I don’t have control and I know it, yet I still try to grasp for it. I freak out about every little sound Madeline makes while she sleeps. I always wonder if I’ve poked her soft spot too hard. I’ve never been much a of a germ-a-phobe but no one is coming near my daughter without having an acid-scrub bath. All of it is a futile attempt to bring about a desired outcome.
This isn’t the first time I’ve longed to be in control, and to my wife’s chagrin, it probably won’t be the last.
Why is it so hard for me to be out of control? I think it’s because there is something in me that would rather succeed (or fail) on the basis of my own efforts (That something is pride, if you were wondering). This is why I have a hard time accepting grace— or God’s sovereignty. I want control and I want say in the matter. The laughable thing is that it really is a denial of reality. I’m like a man locked in a mental institute who thinks he’s Napoleon Bonaparte, commanding my troops to honor and glory from within the padded white walls.
It takes a truly delusional person to think they can actually influence every aspect of their life.
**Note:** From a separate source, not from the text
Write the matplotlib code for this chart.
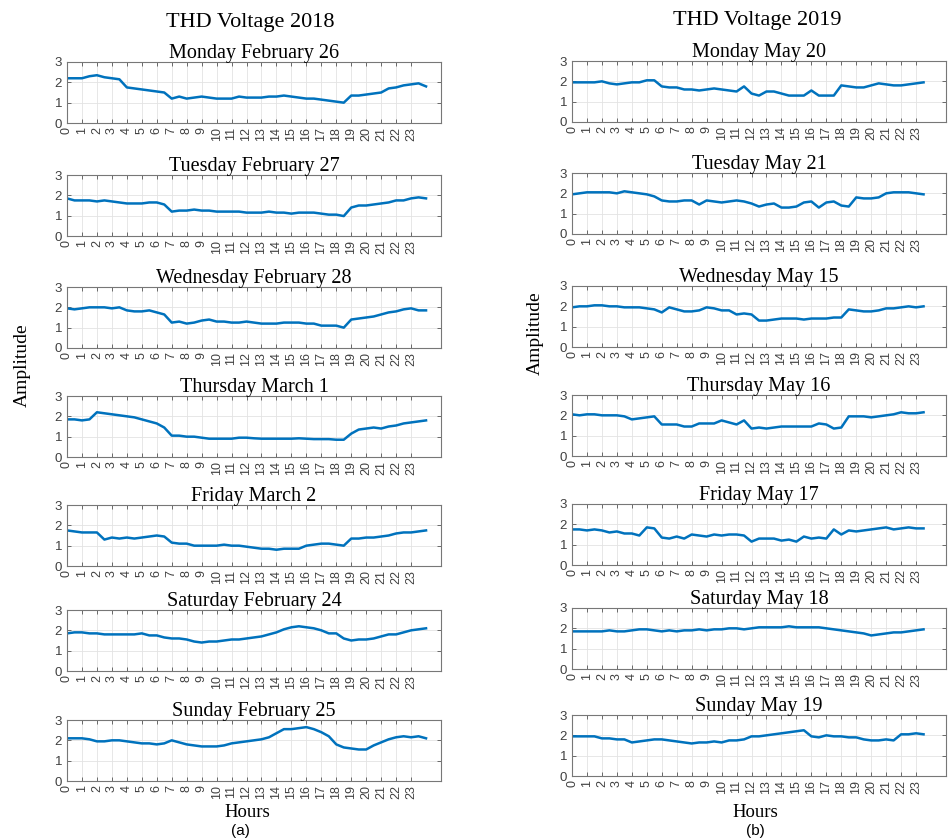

The truth is, I can barely control myself, let alone a city (a state, a country, a world, etc.) full of autonomous human beings who are also trying to control themselves and everyone around them. Don’t forget about the weather.
I definitely don’t have this figured out yet, but I do know this: we don’t need to be afraid. In fact, the most common command in the Bible is, “Do not fear.” Although we don’t live in a world ruled by Kyle Hatfield (a hard to accept but probably comforting thought), we also don’t live in a world ruled by chance and cruel indifference to suffering. This is God’s world and He’s got a plan worked out. It’s a plan that’s far greater than anything my puny brain could cook up.
We’re like my daughter, a helpless baby, too small and too fragile for this world. We also have a Father who is watching over us. But this Father is in complete control—and He loves you.
So for now, I can rest from my worry and hold my daughter as her little heart beats.